That's the way McCain looked to me last week as he confronted the corrosive effects of the acid fueling some of his more rabid supporters.
It was crystallized in the comment of a woman named Gayle Quinnell, who prefaced her question by saying she was afraid of Obama.
"He's an Arab" she said.
"No, ma'am," McCain said as he took the microphone from her hands.
"He's a decent family man, citizen, that I just have disagreements with."
It was the culmination of a week when McCain was forced to douse flames he and his campaign had been fanning.
In Wisconsin, McCain seemed shocked by supporters who shouted "terrorist" and "off with his head" at the mention of Barack Obama's name.
"You do not have to be scared" of an Obama presidency he said in response to supporters who say they fear what will happen if Obama is elected.
This level of fear arises from something beyond the negative ads both campaigns run to distort each other's record. The vitriol McCain is trying to dilute springs from a type of character assassination that shouldn't be tolerated in a presidential campaign.
It starts with McCain's more measured tones in ads that imply that Obama has a secret agenda. What McCain won't say is said by Gov. Sarah Palin, who accuses Obama of "palling around with terrorists."
Hiding out in the bushes are people who dispense the "inside information" that Obama was raised in a school that teaches Muslim youth to hate America, that he does not salute our flag or national anthem.
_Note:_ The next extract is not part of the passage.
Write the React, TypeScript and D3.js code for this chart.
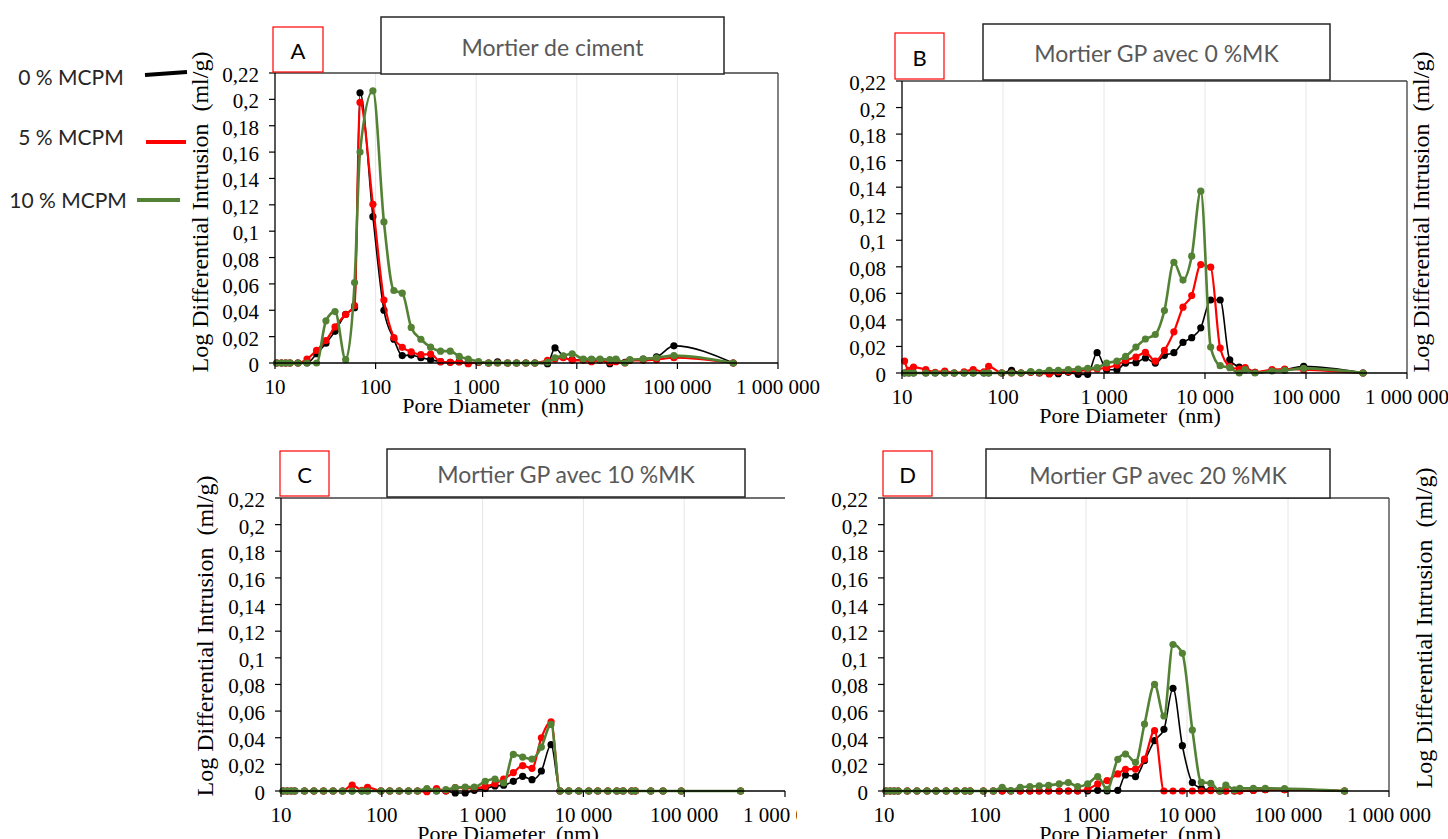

Of course, those are unauthorized and anonymous. But right behind them are GOP elected officials who have started emphasizing Obama's middle name "Hussein" to prompt comparisons to Saddam Hussein.
Then there were those election officials in Rensselaer County, N.Y., who "overlooked" a "typo" on 300 absentee ballots they sent out mistakenly listing the Democratic candidate as Barack "Osama."